Campus News
Published: 11 January, 2013

Distinguished judge visits UOW Law

The Honourable Justice Terence Sheahan AO, a Judge of the Land and Environment Court of NSW, visited UOW this week to deliver a guest lecture to law students studying the new elective subject Pollution Law during summer session.

The subject examines pollution laws applicable in NSW, including legal responses to pollutants impacting on climate change at international, Commonwealth and State levels.

Justice Sheahan spoke on the topic ‘A Judge’s Perspective on Sentencing Environmental Offenders’.

Subject Coordinator Sarah Wright, who worked for 8 years as a solicitor with the Legal Services Branch of the NSW Office of Environment and Heritage, said that the subject provides students with an understanding of the main mechanisms to regulate pollution and challenges students to identify and think critically about areas for improvement.

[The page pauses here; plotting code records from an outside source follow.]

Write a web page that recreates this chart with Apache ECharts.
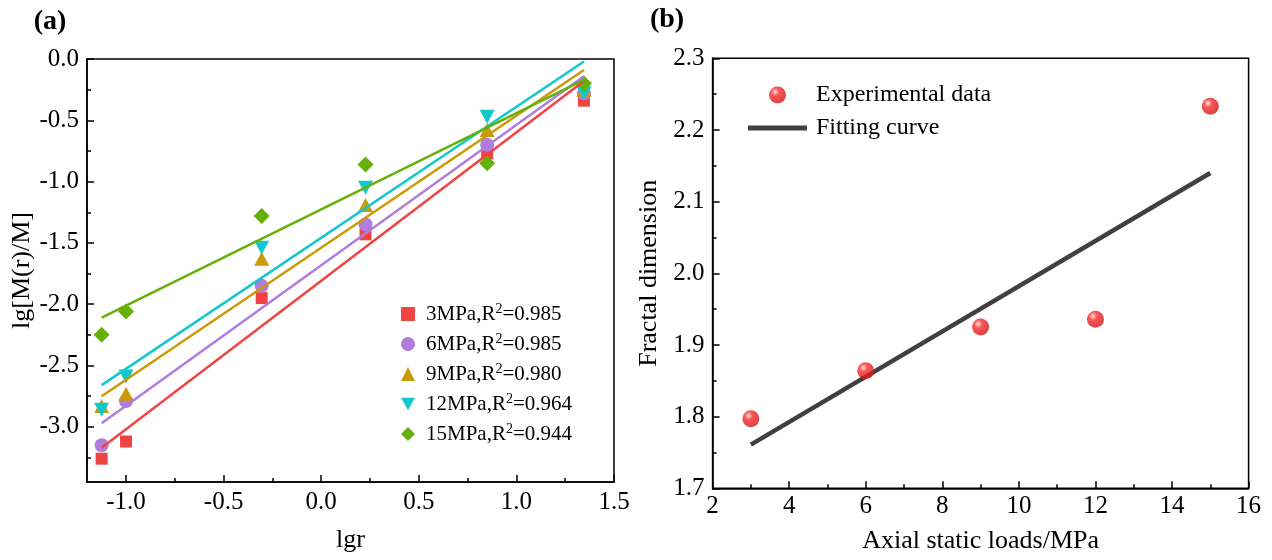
<!DOCTYPE html>
<html>
<head>
<meta charset="utf-8">
<script src="https://cdn.jsdelivr.net/npm/echarts@6/dist/echarts.min.js"></script>
<style>html,body{margin:0;padding:0;background:#fff}#c{width:1272px;height:560px}</style>
</head>
<body>
<div id="c"></div>
<script>
// ---------- data: panel (a) ----------
const lgr = [-1.125, -1.0, -0.305, 0.227, 0.850, 1.346];
const seriesNames = ['3MPa', '6MPa', '9MPa', '12MPa', '15MPa'];
const r2Values = ['0.985', '0.985', '0.980', '0.964', '0.944'];
const s3 = [-3.26, -3.12, -1.95, -1.43, -0.77, -0.34];
const s6 = [-3.15, -2.79, -1.85, -1.35, -0.70, -0.28];
const s9 = [-2.83, -2.73, -1.63, -1.19, -0.58, -0.25];
const s12 = [-2.86, -2.59, -1.54, -1.05, -0.47, -0.28];
const s15 = [-2.25, -2.06, -1.28, -0.86, -0.85, -0.20];
const fitX = [-1.125, 1.346];
const fit3 = [-3.17, -0.18];
const fit6 = [-2.97, -0.14];
const fit9 = [-2.75, -0.09];
const fit12 = [-2.66, -0.02];
const fit15 = [-2.11, -0.17];
const aXTicks = [-1.0, -0.5, 0.0, 0.5, 1.0, 1.5];
const aXMinor = [-0.75, -0.25, 0.25, 0.75, 1.25];
const aYTicks = [0.0, -0.5, -1.0, -1.5, -2.0, -2.5, -3.0];
const aYMinor = [-0.25, -0.75, -1.25, -1.75, -2.25, -2.75, -3.25];

// ---------- data: panel (b) ----------
const loads = [3, 6, 9, 12, 15];
const fractalDim = [1.797, 1.864, 1.925, 1.936, 2.233];
const fitLoads = [3, 15];
const fitFD = [1.761, 2.140];

const FONT = '"Times New Roman","Liberation Serif",serif';
const colors = ['#F04444', '#B07CDE', '#CC9A06', '#12C8CC', '#66B00C'];
const symbols = ['rect', 'circle', 'triangle', 'path://M0,0L10,0L5,9Z', 'diamond'];
const symSizes = [12, 14, [15, 14], [15, 14], 16];
const aSeriesData = [s3, s6, s9, s12, s15];
const aFits = [fit3, fit6, fit9, fit12, fit15];

const chart = echarts.init(document.getElementById('c'), null, {renderer: 'canvas'});

const tickLabel = {color: '#000', fontSize: 25, fontFamily: FONT};
const axisLine = {show: true, onZero: false, lineStyle: {color: '#000', width: 1.5}};

const series = [];
aSeriesData.forEach((arr, i) => {
  series.push({
    name: seriesNames[i], type: 'scatter', xAxisIndex: 0, yAxisIndex: 0,
    symbol: symbols[i], symbolSize: symSizes[i],
    itemStyle: {color: colors[i], opacity: 1},
    data: lgr.map((x, k) => [x, arr[k]]), z: 3
  });
});
aFits.forEach((arr, i) => {
  series.push({
    name: seriesNames[i] + ' fit', type: 'line', xAxisIndex: 0, yAxisIndex: 0,
    symbol: 'none', lineStyle: {color: colors[i], width: 2.5},
    data: fitX.map((x, k) => [x, arr[k]]), z: 4
  });
});
const sphere = new echarts.graphic.RadialGradient(0.36, 0.32, 0.72, [
  {offset: 0, color: '#ffffff'},
  {offset: 0.12, color: '#ff9090'},
  {offset: 0.35, color: '#f22a2a'},
  {offset: 1, color: '#d01414'}
]);
series.push({
  name: 'Experimental data', type: 'scatter', xAxisIndex: 2, yAxisIndex: 2,
  symbol: 'circle', symbolSize: 17, itemStyle: {color: sphere},
  data: loads.map((x, k) => [x, fractalDim[k]]), z: 4
});
series.push({
  name: 'Fitting curve', type: 'line', xAxisIndex: 2, yAxisIndex: 2,
  symbol: 'none', showSymbol: false, lineStyle: {color: '#404040', width: 4.5},
  itemStyle: {color: '#404040'},
  data: fitLoads.map((x, k) => [x, fitFD[k]]), z: 3
});

const option = {
  animation: false,
  backgroundColor: '#fff',
  grid: [
    {left: 87, top: 59, width: 527, height: 423, show: true, borderColor: '#000', borderWidth: 1.5, backgroundColor: 'transparent'},
    {left: 712.6, top: 58.3, width: 536, height: 430, show: true, borderColor: '#000', borderWidth: 1.5, backgroundColor: 'transparent'}
  ],
  xAxis: [
    {type: 'value', gridIndex: 0, position: 'bottom', min: -1.2, max: 1.5,
     axisLine: axisLine, splitLine: {show: false},
     axisTick: {show: true, inside: true, length: 7, lineStyle: {color: '#000', width: 1.5}, customValues: aXTicks},
     axisLabel: Object.assign({margin: 8, customValues: aXTicks, formatter: v => v.toFixed(1)}, tickLabel),
     name: 'lgr', nameLocation: 'middle', nameGap: 45,
     nameTextStyle: {color: '#000', fontSize: 26, fontFamily: FONT}},
    {type: 'value', gridIndex: 0, position: 'bottom', min: -1.2, max: 1.5,
     axisLine: {show: false, onZero: false}, splitLine: {show: false}, axisLabel: {show: false},
     axisTick: {show: true, inside: true, length: 4, lineStyle: {color: '#000', width: 1.5}, customValues: aXMinor}},
    {type: 'value', gridIndex: 1, position: 'bottom', min: 2, max: 16, interval: 2,
     axisLine: axisLine, splitLine: {show: false},
     axisTick: {show: true, inside: true, length: 7, lineStyle: {color: '#000', width: 1.5}},
     minorTick: {show: true, splitNumber: 2, length: 4, lineStyle: {color: '#000', width: 1.5}},
     axisLabel: Object.assign({margin: 6}, tickLabel),
     name: 'Axial static loads/MPa', nameLocation: 'middle', nameGap: 40,
     nameTextStyle: {color: '#000', fontSize: 26, fontFamily: FONT}}
  ],
  yAxis: [
    {type: 'value', gridIndex: 0, position: 'left', min: -3.45, max: 0,
     axisLine: axisLine, splitLine: {show: false},
     axisTick: {show: true, inside: true, length: 7, lineStyle: {color: '#000', width: 1.5}, customValues: aYTicks},
     axisLabel: Object.assign({margin: 8, customValues: aYTicks, formatter: v => v.toFixed(1)}, tickLabel),
     name: 'lg[M(r)/M]', nameLocation: 'middle', nameGap: 52,
     nameTextStyle: {color: '#000', fontSize: 26, fontFamily: FONT}},
    {type: 'value', gridIndex: 0, position: 'left', min: -3.45, max: 0,
     axisLine: {show: false, onZero: false}, splitLine: {show: false}, axisLabel: {show: false},
     axisTick: {show: true, inside: true, length: 4, lineStyle: {color: '#000', width: 1.5}, customValues: aYMinor}},
    {type: 'value', gridIndex: 1, position: 'left', min: 1.7, max: 2.3, interval: 0.1,
     axisLine: axisLine, splitLine: {show: false},
     axisTick: {show: true, inside: true, length: 7, lineStyle: {color: '#000', width: 1.5}},
     minorTick: {show: true, splitNumber: 2, length: 4, lineStyle: {color: '#000', width: 1.5}},
     axisLabel: Object.assign({margin: 8, formatter: v => v.toFixed(1)}, tickLabel),
     name: 'Fractal dimension', nameLocation: 'middle', nameGap: 50,
     nameTextStyle: {color: '#000', fontSize: 26, fontFamily: FONT}}
  ],
  legend: [
    {orient: 'vertical', left: 396, top: 297, itemWidth: 14, itemHeight: 14, itemGap: 6,
     data: seriesNames.map((n, i) => ({name: n, icon: symbols[i]})),
     formatter: name => {
       const i = seriesNames.indexOf(name);
       return '{p|' + name + ',R}{s|2}{t|=' + r2Values[i] + '}';
     },
     textStyle: {color: '#000', fontSize: 21, fontFamily: FONT, lineHeight: 24,
       rich: {
         p: {color: '#000', fontSize: 21, fontFamily: FONT, lineHeight: 24, padding: [0, 0, 0, 6]},
         s: {color: '#000', fontSize: 14, fontFamily: FONT, lineHeight: 24, verticalAlign: 'top'},
         t: {color: '#000', fontSize: 21, fontFamily: FONT, lineHeight: 24}
       }}},
    {orient: 'vertical', left: 743, top: 77, itemWidth: 59, itemHeight: 17, itemGap: 7,
     data: [
       {name: 'Experimental data', icon: 'circle'},
       {name: 'Fitting curve', icon: 'path://M0,0L59,0L59,5L0,5Z'}
     ],
     formatter: name => '{p|' + name + '}',
     textStyle: {color: '#000', fontSize: 24, fontFamily: FONT, lineHeight: 26,
       rich: {p: {color: '#000', fontSize: 24, fontFamily: FONT, lineHeight: 26, padding: [0, 0, 0, 4]}}}}
  ],
  graphic: [
    {type: 'text', x: 50, y: 22, style: {text: '(a)', fill: '#000', font: 'bold 28px "Liberation Serif", serif', textAlign: 'center', textVerticalAlign: 'middle'}},
    {type: 'text', x: 667, y: 20, style: {text: '(b)', fill: '#000', font: 'bold 28px "Liberation Serif", serif', textAlign: 'center', textVerticalAlign: 'middle'}}
  ],
  series: series
};
chart.setOption(option);
</script>
</body>
</html>
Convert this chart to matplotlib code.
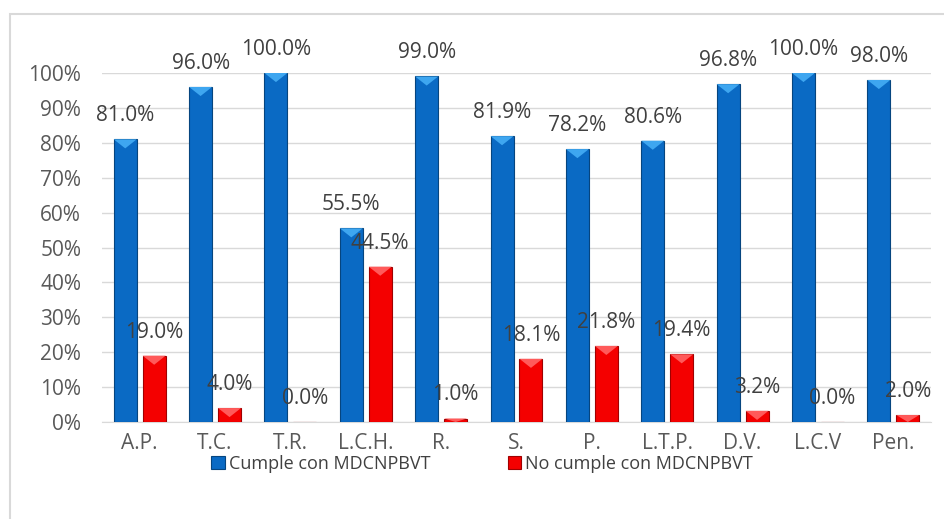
import matplotlib.pyplot as plt
from matplotlib.patches import Polygon, Rectangle
import numpy as np

# data
categories = ['A.P.', 'T.C.', 'T.R.', 'L.C.H.', 'R.', 'S.', 'P.', 'L.T.P.', 'D.V.', 'L.C.V', 'Pen.']
cumple = [81.0, 96.0, 100.0, 55.5, 99.0, 81.9, 78.2, 80.6, 96.8, 100.0, 98.0]
no_cumple = [19.0, 4.0, 0.0, 44.5, 1.0, 18.1, 21.8, 19.4, 3.2, 0.0, 2.0]

plt.rcParams['font.family'] = ['Open Sans', 'DejaVu Sans']

fig = plt.figure(figsize=(9.44, 5.19), dpi=100)
ax = fig.add_axes([102 / 944, 97 / 519, 829 / 944, 349 / 519])

# outer frame like the excel chart area
fig.patches.append(Rectangle((10 / 944, -0.05), 1.0, (519 - 14) / 519 + 0.05,
                             transform=fig.transFigure, fill=False,
                             edgecolor='#d9d9d9', linewidth=1.5))

x = np.arange(len(categories))
w = 0.305
off = 0.192

b1 = ax.bar(x - off, cumple, w, color='#0a6ac4', edgecolor='#06457f', linewidth=0.8,
            label='Cumple con MDCNPBVT', zorder=3)
b2 = ax.bar(x + off, no_cumple, w, color='#f40000', edgecolor='#a00000', linewidth=0.8,
            label='No cumple con MDCNPBVT', zorder=3)

# bevel highlight on the bar tops
for bars, light in [(b1, '#3ea6f0'), (b2, '#ff5a5a')]:
    for r in bars:
        h = r.get_height()
        if h <= 0:
            continue
        x0, bw = r.get_x(), r.get_width()
        th = min(2.6, h)
        ax.add_patch(Polygon([(x0, h), (x0 + bw, h), (x0 + bw / 2, h - th)],
                             closed=True, facecolor=light, edgecolor='none', zorder=4))

for bars, vals in [(b1, cumple), (b2, no_cumple)]:
    for r, v in zip(bars, vals):
        ax.annotate(f'{v:.1f}%', (r.get_x() + r.get_width() / 2, v),
                    xytext=(0, 17), textcoords='offset points',
                    ha='center', va='center', fontsize=15, color='#404040', zorder=5)

ax.set_xlim(-0.5, 10.5)
ax.set_ylim(0, 100)
ax.set_yticks(range(0, 101, 10))
ax.set_yticklabels([f'{t}%' for t in range(0, 101, 10)])
ax.set_xticks(x)
ax.set_xticklabels(categories)
ax.tick_params(axis='both', length=0, labelsize=15, colors='#595959')
ax.tick_params(axis='x', pad=8)
ax.tick_params(axis='y', pad=15)
ax.grid(axis='y', color='#d9d9d9', linewidth=1, zorder=0)
for s in ['top', 'right', 'left']:
    ax.spines[s].set_visible(False)
ax.spines['bottom'].set_color('#d9d9d9')

fig.legend(loc='center', bbox_to_anchor=(482 / 944, 1 - 464 / 519), ncol=2, frameon=False,
           fontsize=13, handlelength=0.75, handleheight=0.75, handletextpad=0.2,
           columnspacing=4.3, labelcolor='#404040')

fig.savefig('out.png', dpi=100)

“How to effectively regulate pollution is a topical issue given recent changes that have been made to the main regulator of pollution in NSW, the Environment Protection Authority, and the challenges that continue to face regulators and the community in relation to climate change” she said.

Pollution law students are currently completing an assignment where they must make submissions in relation to the sentencing of an environmental offender as if they were appearing before the Land and Environment Court.

Dean of Law Professor Warwick Gullett said that UOW Law has always been committed to providing students with opportunities to engage with the legal profession.

“This visit by Justice Sheahan has given students valuable insights into the sentencing process at the Land and Environment Court” he said, noting the landmark significance of the Court.

“The NSW Land and Environment Court was established in 1980 and is the world’s first specialist environmental superior court. It has mixed merits and judicial review role functions in relation to planning and environmental decisions as well as criminal jurisdiction for environmental offences which was the focus of Justice Sheahan’s lecture,” Professor Gullett said.